A Texas mother was jailed after she forced her son to undergo 13 pointless surgeries that ultimately left him in a wheelchair, the Fort Worth Star-Telegram reports.
Kaylene Bowen-Wright, 34, was arrested last Wednesday on a warrant that accuses her of injury to a child with serious bodily injury. According to a Child Protective Services (CPS) petition, medical records revealed that her son Christopher was seen at least 323 times at hospitals and pediatric centers in Dallas and Houston between his premature birth in April 2009 and 2016. During that span, the child reportedly underwent invasive procedures, including the insertion of a feeding tube that caused several life-threatening blood infections.
In an interview with the newspaper, Christopher's father, Ryan Crawford, said Bowen-Wright would repeatedly tell him and Dallas County family court judges that the child was ill despite Crawford's skepticism.
"She was always saying Christopher was sick. Every single week. Every single month," Crawford said. "She would always say, 'Something's wrong. He has this. He has that.'"
Though Crawford tried to convince the judges that Bowen-Wright was lying, he said, she would go on to claim that their son was dying of cancer.
"It was always the same story: Christopher is dying," Crawford recalled. "The father doesn't need to be around because he doesn't know to take care of him ... Every time I went to court, they made me feel like I was the worst human ever."
In 2012, a judge blocked Crawford from visiting his then 3-year-old son. In his absence, Bowen-Wright attempted to put their child on a list for lung transplants and even placed him in hospice care, according to court documents.
The Star-Telegram notes that, late last month, CPS received a second report from medical staff that suggested that Christopher was not sick at all. The agency ultimately removed him, along with two of his half-siblings, from Bowen-Wright's care. Doctors also concluded that Christopher had not, in fact, suffered from cancer or experienced any of the symptoms that his mother had claimed.
"It's horrible for my son, or any kid, because obviously my son is not the only one that has had to go through this type of torture," the boy's father told the paper. "The system has to be exposed — all the weaknesses that are in the system — because the kids don't deserve that."

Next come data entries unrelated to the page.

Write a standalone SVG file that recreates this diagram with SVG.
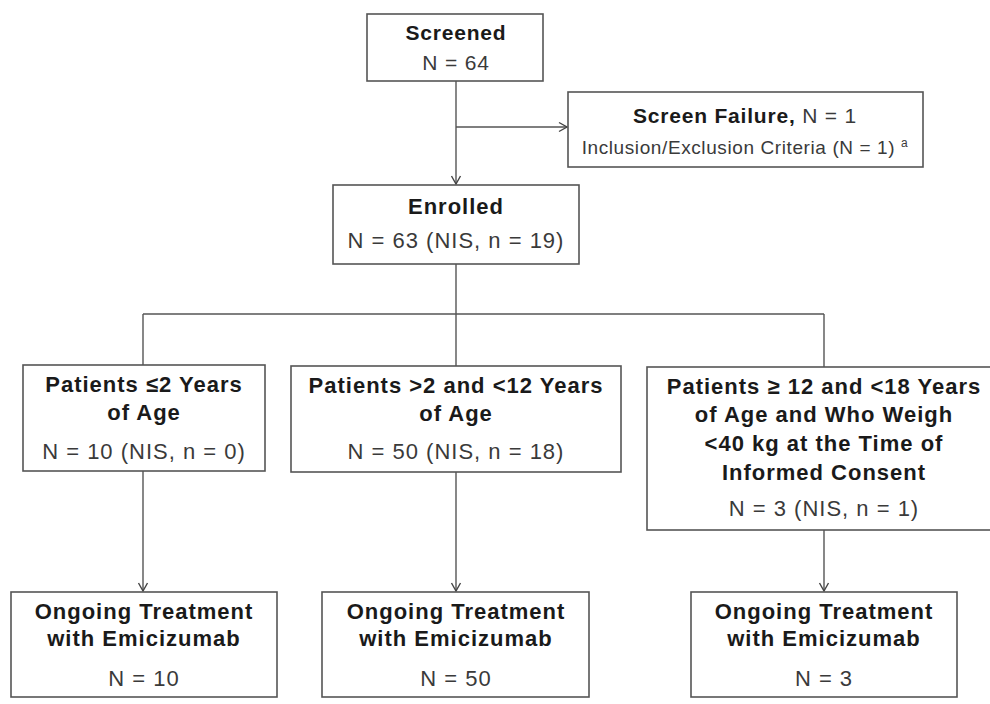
<svg xmlns="http://www.w3.org/2000/svg" width="990" height="704" viewBox="0 0 990 704">
<defs>
<marker id="arr" markerWidth="10" markerHeight="12" refX="9" refY="6" orient="auto" markerUnits="userSpaceOnUse">
<path d="M1,1.5 L9,6 L1,10.5" fill="none" stroke="#444" stroke-width="1.4"/>
</marker>
<style>
.box{fill:#fff;stroke:#555;stroke-width:1.6}
.ln{fill:none;stroke:#555;stroke-width:1.4}
text{font-family:"Liberation Sans",Arial,sans-serif;text-anchor:middle;font-size:22px;letter-spacing:1px}
.b{font-weight:bold;fill:#1a1a1a}
.r{fill:#3a3a3a}
.f{font-size:21px;letter-spacing:0.8px}
.s{font-size:19px;letter-spacing:0.6px}
</style>
</defs>
<rect width="990" height="704" fill="#fff"/>
<g id="connectors">
<line class="ln" x1="456" y1="81" x2="456" y2="184" marker-end="url(#arr)"/>
<line class="ln" x1="456" y1="127" x2="567" y2="127" marker-end="url(#arr)"/>
<line class="ln" x1="456" y1="264" x2="456" y2="314"/>
<line class="ln" x1="143" y1="314" x2="824" y2="314"/>
<line class="ln" x1="143" y1="314" x2="143" y2="365"/>
<line class="ln" x1="456" y1="314" x2="456" y2="366"/>
<line class="ln" x1="824" y1="314" x2="824" y2="367"/>
<line class="ln" x1="143" y1="471" x2="143" y2="591" marker-end="url(#arr)"/>
<line class="ln" x1="456" y1="472" x2="456" y2="591" marker-end="url(#arr)"/>
<line class="ln" x1="824" y1="530" x2="824" y2="591" marker-end="url(#arr)"/>
</g>
<g id="screened">
<rect class="box" x="367" y="14" width="176" height="67"/>
<text class="b f" x="456" y="40">Screened</text>
<text class="r f" x="456" y="70">N = 64</text>
</g>
<g id="screen-failure">
<rect class="box" x="568" y="92" width="355" height="75"/>
<text class="f" x="745" y="123"><tspan class="b">Screen Failure,</tspan><tspan class="r"> N = 1</tspan></text>
<text class="r s" x="745" y="154">Inclusion/Exclusion Criteria (N = 1) <tspan font-size="12" dy="-7">a</tspan></text>
</g>
<g id="enrolled">
<rect class="box" x="333" y="185" width="246" height="79"/>
<text class="b" x="456" y="214">Enrolled</text>
<text class="r" x="456" y="248">N = 63 (NIS, n = 19)</text>
</g>
<g id="age-le2">
<rect class="box" x="23" y="365" width="242" height="106"/>
<text class="b" x="144" y="392">Patients ≤2 Years</text>
<text class="b" x="144" y="420">of Age</text>
<text class="r" x="144" y="459">N = 10 (NIS, n = 0)</text>
</g>
<g id="age-2-12">
<rect class="box" x="291" y="366" width="330" height="106"/>
<text class="b" x="456" y="393">Patients &gt;2 and &lt;12 Years</text>
<text class="b" x="456" y="421">of Age</text>
<text class="r" x="456" y="459">N = 50 (NIS, n = 18)</text>
</g>
<g id="age-12-18">
<rect class="box" x="647" y="367" width="354" height="163"/>
<text class="b" x="824" y="394">Patients ≥ 12 and &lt;18 Years</text>
<text class="b" x="824" y="422">of Age and Who Weigh</text>
<text class="b" x="824" y="451">&lt;40 kg at the Time of</text>
<text class="b" x="824" y="480">Informed Consent</text>
<text class="r" x="824" y="516">N = 3 (NIS, n = 1)</text>
</g>
<g id="ongoing-1">
<rect class="box" x="11" y="592" width="266" height="105"/>
<text class="b" x="144" y="619">Ongoing Treatment</text>
<text class="b" x="144" y="646">with Emicizumab</text>
<text class="r" x="144" y="686">N = 10</text>
</g>
<g id="ongoing-2">
<rect class="box" x="322" y="592" width="267" height="105"/>
<text class="b" x="456" y="619">Ongoing Treatment</text>
<text class="b" x="456" y="646">with Emicizumab</text>
<text class="r" x="456" y="686">N = 50</text>
</g>
<g id="ongoing-3">
<rect class="box" x="691" y="592" width="266" height="105"/>
<text class="b" x="824" y="619">Ongoing Treatment</text>
<text class="b" x="824" y="646">with Emicizumab</text>
<text class="r" x="824" y="686">N = 3</text>
</g>
</svg>
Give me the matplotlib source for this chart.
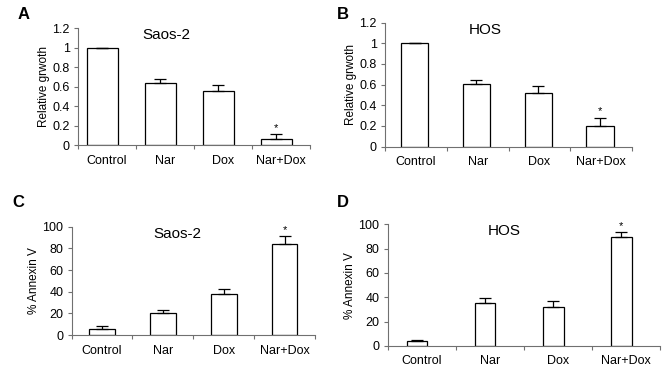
import numpy as np
import matplotlib
matplotlib.use("Agg")
import matplotlib.pyplot as plt

plt.rcParams['font.family'] = ['Liberation Sans', 'DejaVu Sans']

groups = ['Control', 'Nar', 'Dox', 'Nar+Dox']

saos_growth = [1.0, 0.64, 0.55, 0.06]
saos_growth_err = [0.0, 0.04, 0.07, 0.05]
hos_growth = [1.0, 0.61, 0.52, 0.20]
hos_growth_err = [0.0, 0.035, 0.07, 0.08]

saos_annexin = [5.5, 20, 37.5, 84]
saos_annexin_err = [2.5, 3, 5, 7]
hos_annexin = [4, 35, 32, 90]
hos_annexin_err = [1, 4, 5, 3.5]

# star marks the significant group
star_idx = 3


def draw_panel(ax, vals, errs, title, ylabel, ymax, ystep, width, offset, title_x, fmt):
    x = np.arange(len(groups))
    ax.bar(x + offset, vals, width=width, color='white', edgecolor='black', linewidth=0.9, zorder=2)
    ax.errorbar(x + offset, vals, yerr=[np.zeros(len(errs)), errs], fmt='none',
                ecolor='black', elinewidth=0.9, capsize=4.5, capthick=0.9, zorder=3)
    ax.text(x[star_idx] + offset, vals[star_idx] + errs[star_idx] + ymax * 0.012, '*',
            ha='center', va='bottom', fontsize=8)
    ax.set_xlim(-0.5, 3.5)
    ax.set_ylim(0, ymax)
    ax.set_yticks(np.arange(0, ymax + ystep / 2, ystep))
    ax.yaxis.set_major_formatter(fmt)
    ax.set_xticks(x)
    ax.set_xticklabels(groups)
    ax.set_xticks(np.arange(-0.5, 4, 1), minor=True)
    ax.tick_params(axis='x', which='major', length=0, labelsize=9, pad=7)
    ax.tick_params(axis='x', which='minor', length=3, color='#707070', width=0.8)
    ax.tick_params(axis='y', length=3, labelsize=9, color='#707070', width=0.8, pad=3)
    for s in ['top', 'right']:
        ax.spines[s].set_visible(False)
    for s in ['left', 'bottom']:
        ax.spines[s].set_color('#707070')
        ax.spines[s].set_linewidth(0.8)
    ax.set_ylabel(ylabel, fontsize=8.5, labelpad=1.5)
    ax.text(title_x, ymax * 1.0, title, ha='center', va='top', fontsize=11)


def fmt_growth(v, pos):
    return ('%g' % round(v, 2))


def fmt_pct(v, pos):
    return '%d' % v


fig = plt.figure(figsize=(6.69, 3.71), dpi=100)

axA = fig.add_axes([0.1166, 0.609, 0.3464, 0.315])
axB = fig.add_axes([0.5755, 0.605, 0.3695, 0.334])
axC = fig.add_axes([0.107, 0.097, 0.364, 0.292])
axD = fig.add_axes([0.5795, 0.068, 0.4075, 0.327])

draw_panel(axA, saos_growth, saos_growth_err, 'Saos-2', 'Relative grwoth', 1.2, 0.2,
           0.54, -0.08, 1.03, plt.FuncFormatter(fmt_growth))
draw_panel(axB, hos_growth, hos_growth_err, 'HOS', 'Relative grwoth', 1.2, 0.2,
           0.44, -0.02, 1.13, plt.FuncFormatter(fmt_growth))
draw_panel(axC, saos_annexin, saos_annexin_err, 'Saos-2', '% Annexin V', 100, 20,
           0.42, 0.0, 1.23, plt.FuncFormatter(fmt_pct))
draw_panel(axD, hos_annexin, hos_annexin_err, 'HOS', '% Annexin V', 100, 20,
           0.3, -0.07, 1.21, plt.FuncFormatter(fmt_pct))

for lbl, xx, yy in [('A', 0.027, 0.96), ('B', 0.503, 0.96), ('C', 0.018, 0.455), ('D', 0.503, 0.455)]:
    fig.text(xx, yy, lbl, fontsize=12, fontweight='bold', ha='left', va='center')

fig.savefig('out.png', dpi=100)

Now, Crawford, who said his concerns were dismissed by CPS multiple times, is fighting to get his son back from foster care. He has accused the agency of resisting removing the child from his foster parents because Christopher does not know his biological father that well. But, Crawford said, the now 8-year-old also isn't familiar with his foster family.
"That's taxpayer money," the father said. "Why spend all that extra money when he has a father that has been there from day one, that's been fighting for this?"
To help cover his legal fees in his ongoing custody battle, Crawford's colleagues started a GoFundMe campaign in 2017. It raised over $13,000.
"You would think my son would be so screwed up," Crawford said. "Obviously mentally, he's going to need some counseling. But he is so sweet, so nice, so playful. You wouldn't think that he had gone through all this abuse."
Christopher's case is eerily similar to that of Louisiana native Gypsy Rose Blanchard, whose story rose to national prominence after her mother, Dee Dee Blanchard, claimed she was sick and lost their home in the aftermath of Hurricane Katrina. Under Dee Dee's care, Gypsy underwent several surgeries, including a procedure on her eyes and the removal of her salivary glands. The two were also showered with a number of gifts by charity organizations, including a new home in Missouri and a trip to Disney World.
In 2015, Gypsy convinced her online boyfriend, Nicholas Godejohn, to murder her mother. An investigation subsequently revealed that she had not, in fact, been sick at all and that Dee Dee may have suffered from Munchausen syndrome by proxy, a disorder in which a caretaker fabricates the appearance of illness in a child for attention from medical professionals.